Enhanced ammonia sensing characteristics of tungsten oxide decorated polyaniline hybrid nanocomposites

Polyaniline (PAni)-tungsten oxide (WO3) hybrid nanocomposites sensor have been lucratively synthesized by in-situ chemical oxidative polymerization method by entrapping tungsten oxide nanoparticles (10-50%) in the polyaniline matrix on precleaned glass substrate. The structural, morphological and surface composition elucidation of PAni-WO3 hybrid nanocomposites were explored by X-ray diffraction (XRD) technique, field emission scanning electron microscopy (FESEM) and X-ray photoelectron spectroscopy (XPS). The existence of WO3 in PAni matrix and interaction between them was confirmed using XRD and Raman spectroscopy. The incorporation of WO3 nanoparticles into the PAni matrix introduces porosity which enhanced gas sensing properties. The TEM image of PAni-WO3 hybrid nanocomposite film exploded the average diameter of WO3 nanoparticles ranging from 40 to 50 nm.
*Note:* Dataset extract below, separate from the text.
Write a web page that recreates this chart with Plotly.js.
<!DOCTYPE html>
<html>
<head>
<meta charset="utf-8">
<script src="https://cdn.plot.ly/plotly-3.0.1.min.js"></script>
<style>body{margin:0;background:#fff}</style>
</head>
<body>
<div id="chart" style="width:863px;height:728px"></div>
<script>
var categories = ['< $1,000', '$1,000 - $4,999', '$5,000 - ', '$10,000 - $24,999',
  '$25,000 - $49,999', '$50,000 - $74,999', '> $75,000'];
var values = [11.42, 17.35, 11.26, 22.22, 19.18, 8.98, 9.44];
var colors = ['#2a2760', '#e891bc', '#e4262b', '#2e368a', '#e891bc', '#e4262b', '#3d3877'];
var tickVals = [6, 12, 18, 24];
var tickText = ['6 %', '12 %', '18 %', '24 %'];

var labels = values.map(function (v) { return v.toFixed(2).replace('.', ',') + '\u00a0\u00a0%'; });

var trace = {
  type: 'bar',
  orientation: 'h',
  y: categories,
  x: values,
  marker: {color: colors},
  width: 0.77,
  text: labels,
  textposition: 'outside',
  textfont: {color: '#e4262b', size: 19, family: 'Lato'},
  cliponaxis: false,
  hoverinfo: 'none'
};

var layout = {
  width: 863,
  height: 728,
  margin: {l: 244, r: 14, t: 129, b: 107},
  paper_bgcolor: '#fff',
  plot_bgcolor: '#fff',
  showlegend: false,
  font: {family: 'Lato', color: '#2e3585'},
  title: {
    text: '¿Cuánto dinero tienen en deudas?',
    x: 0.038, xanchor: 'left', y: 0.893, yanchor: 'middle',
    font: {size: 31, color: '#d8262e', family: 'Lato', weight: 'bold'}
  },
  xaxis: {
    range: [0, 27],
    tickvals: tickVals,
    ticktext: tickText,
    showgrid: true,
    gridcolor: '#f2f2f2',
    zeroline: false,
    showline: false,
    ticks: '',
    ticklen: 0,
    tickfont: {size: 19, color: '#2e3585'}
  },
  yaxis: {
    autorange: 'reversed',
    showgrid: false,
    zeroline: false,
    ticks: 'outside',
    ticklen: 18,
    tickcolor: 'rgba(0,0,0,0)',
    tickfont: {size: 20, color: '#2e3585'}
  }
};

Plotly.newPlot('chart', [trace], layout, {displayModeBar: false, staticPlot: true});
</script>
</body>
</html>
Chemical composition of PAni-WO3 hybrid nanocomposites was characterized by using X-ray photoelectron spectroscopy (XPS). In order to investigate the gas sensing parameter of PAni-WO3 hybrid nano composite, hybrid nanocomposite film was exposed to different oxidizing gases (Cl-2, NO2) and reducing gases (NH3, H2S, CH3OH, C2H5OH) in range 5-100 ppm concentration of gas. It was observed that the sensors of PAni-WO3 hybrid nanocomposites showed better sensitivity, selectivity, stability and reproducibility compared to pure PAni and pure WO3. PAni-WO3 (50%) hybrid nanocomposite sensor operating at room temperature reveals maximum response of 158% towards 100 ppm of NH3 gas and also capable to respond very little concentration of 5 ppm NH3 gas with reasonable response of 24%. The gas sensing mechanism of the nanocomposites in presence of air and with target NH3 gas atmosphere was discussed in detail with the help of energy band diagram. The interaction of NH3 and NO2 gas with PAni-WO3 hybrid nanocomposite sensor was investigated by employing an impedance spectroscopy also. (C) 2017 Elsevier B.V. All rights reserved.